On 05/12/2016 15:05, Chris Angelico wrote:
On Tue, Dec 6, 2016 at 1:11 AM, BartC <b...@freeuk.com> wrote:

BTW what does Popen() do when one argument is '*.*'? Will that get expanded
to multiple extra arguments, and at what point will it be expanded?

Nope. Popen is not a shell.

It sounds as if you want a nerfed shell. Go ahead! I'm sure one
exists. It'll frustrate you no end once you get used to a better
shell, though - always does when I find myself on Windows...

That's not the point I was making.

Say you have this program a.py:

  import sys
  print (sys.argv)

And let's say there are just 3 files in the current directory: a.py, b.py and c.py.
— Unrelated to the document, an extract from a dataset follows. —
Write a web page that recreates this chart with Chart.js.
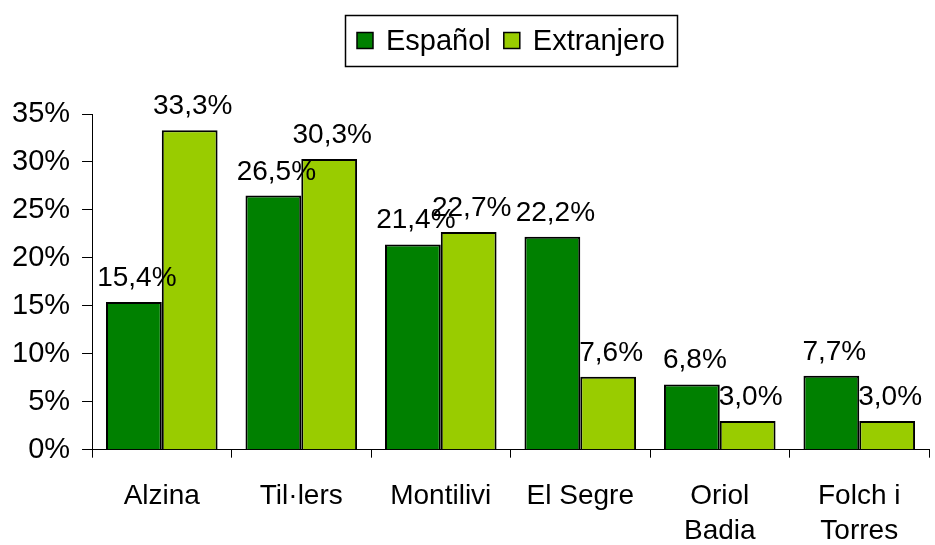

If run from a Linux shell:

  python a.py *

The output is: ['a.py', 'b.py', 'c.py'] or something along those lines (there might be two copies of a.py).

Are you saying that if someone executes:

  subprocess.Popen(["python","a.py", "*"])

the output will be: ['a.py','*']?

In that case forget Windows vs. Linux, you now have a program that will get command parameters processed differently depending on whether it was invoked from a shell or not.

Or a program that sometimes will see "*" as an argument, and sometimes a big list of files that merges into all the other arguments.